High-dimensional manifold of solutions in neural networks: insights from statistical physics
Enrico M. Malatesta
TL;DR
This work surveys a statistical-physics view of high-dimensional neural network solution spaces, focusing on the perceptron with binary or spherical weights and the SAT/UNSAT transition at fixed α = P/N. It leverages the replica method to derive Gardner volumes and RS saddle-point equations, elucidating how the landscape shrinks and restructures as constraints accumulate. It further connects geometry to learning dynamics by analyzing local entropy (Franz-Parisi) and delineating algorithmic hardness via the Overlap Gap Property, while showing how high-entropy regions can enhance robustness and generalization.

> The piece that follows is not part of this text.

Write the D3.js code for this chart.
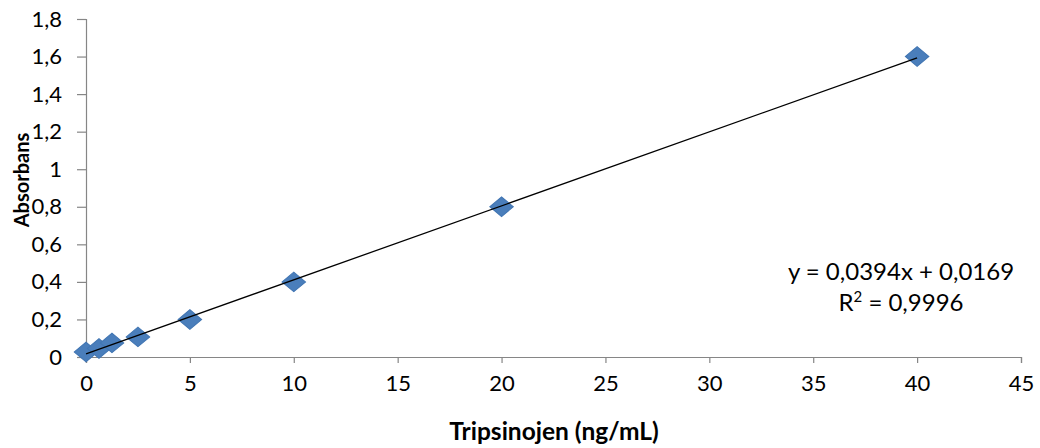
<!DOCTYPE html>
<html>
<head>
<meta charset="utf-8">
<script src="https://cdn.jsdelivr.net/npm/d3@7"></script>
<style>
	body { margin: 0; background: #fff; }
	svg { display: block; }
	text { font-family: Lato, "Open Sans", sans-serif; fill: #000; }
</style>
</head>
<body>
<svg id="chart" width="1040" height="448"></svg>
<script>
// concentrations (ng/mL) and absorbance
const CONC = [0, 0.625, 1.25, 2.5, 5, 10, 20, 40];
const ABS = [0.027, 0.045, 0.075, 0.107, 0.2, 0.4, 0.8, 1.6];
const X_TICKS = [0, 5, 10, 15, 20, 25, 30, 35, 40, 45];
const Y_TICKS = [0, 0.2, 0.4, 0.6, 0.8, 1, 1.2, 1.4, 1.6, 1.8];
// trendline as printed on the chart
const SLOPE = 0.0394;
const INTERCEPT = 0.0169;
const EQ_TEXT = 'y = 0,0394x + 0,0169';
const R2_TEXT = ' = 0,9996';

const svg = d3.select('#chart');
const AXIS_COLOR = '#868686';

const x = d3.scaleLinear().domain([0, 45]).range([86, 1021]);
const y = d3.scaleLinear().domain([0, 1.8]).range([357, 19]);

const fmt = v => String(v).replace('.', ',');

/* y axis */
const yAxis = svg.append('g')
	.attr('transform', `translate(${x(0)},0)`)
	.call(d3.axisLeft(y).tickValues(Y_TICKS).tickSize(9).tickPadding(15).tickFormat(fmt));
/* x axis */
const xAxis = svg.append('g')
	.attr('transform', `translate(0,${y(0)})`)
	.call(d3.axisBottom(x).tickValues(X_TICKS).tickSize(6).tickPadding(12).tickFormat(fmt));

[xAxis, yAxis].forEach(g => {
	g.selectAll('path, line').attr('stroke', AXIS_COLOR).attr('stroke-width', 1.2);
	g.selectAll('text').style('font-size', '22px').attr('fill', '#000');
});

/* points (the picture is a bit stretched sideways, so are the diamonds) */
const data = CONC.map((c, i) => ({ x: c, y: ABS[i] }));
svg.append('g').selectAll('path')
	.data(data)
	.enter().append('path')
		.attr('d', d3.symbol().type(d3.symbolSquare).size(190))
		.attr('transform', d => `translate(${x(d.x)},${y(d.y)}) scale(1.2,1) rotate(45)`)
		.attr('fill', '#4a7ebb')
		.attr('stroke', '#4276b3')
		.attr('stroke-width', 1);

/* trendline */
const xMin = d3.min(CONC), xMax = d3.max(CONC);
svg.append('line')
	.attr('x1', x(xMin)).attr('y1', y(SLOPE * xMin + INTERCEPT))
	.attr('x2', x(xMax)).attr('y2', y(SLOPE * xMax + INTERCEPT))
	.attr('stroke', '#000')
	.attr('stroke-width', 1.3);

/* equation */
const eq = svg.append('text')
	.attr('text-anchor', 'middle')
	.style('font-size', '24px');
eq.append('tspan').attr('x', 901).attr('y', 280).text(EQ_TEXT);
const r2 = eq.append('tspan').attr('x', 901).attr('y', 311);
r2.append('tspan').text('R');
r2.append('tspan').attr('dy', -9).style('font-size', '15px').text('2');
r2.append('tspan').attr('dy', 9).text(R2_TEXT);

/* axis titles */
svg.append('text')
	.attr('x', 554).attr('y', 440)
	.attr('text-anchor', 'middle')
	.style('font-size', '24.5px').style('font-weight', 'bold')
	.text('Tripsinojen (ng/mL)');
svg.append('text')
	.attr('transform', 'translate(29,180) rotate(-90)')
	.attr('text-anchor', 'middle')
	.style('font-size', '20px').style('font-weight', 'bold')
	.text('Absorbans');
</script>
</body>
</html>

Finally, it examines linear mode connectivity between solutions, identifying regimes where straight paths of zero training error exist or fail and highlighting a kernel region that supports connectivity in the overparameterized regime. Together, these results illuminate the global shape of neural-network solution manifolds and their implications for optimization and generalization.
Abstract
In these pedagogic notes I review the statistical mechanics approach to neural networks, focusing on the paradigmatic example of the perceptron architecture with binary an continuous weights, in the classification setting. I will review the Gardner's approach based on replica method and the derivation of the SAT/UNSAT transition in the storage setting. Then, I discuss some recent works that unveiled how the zero training error configurations are geometrically arranged, and how this arrangement changes as the size of the training set increases. I also illustrate how different regions of solution space can be explored analytically and how the landscape in the vicinity of a solution can be characterized. I give evidence how, in binary weight models, algorithmic hardness is a consequence of the disappearance of a clustered region of solutions that extends to very large distances. Finally, I demonstrate how the study of linear mode connectivity between solutions can give insights into the average shape of the solution manifold.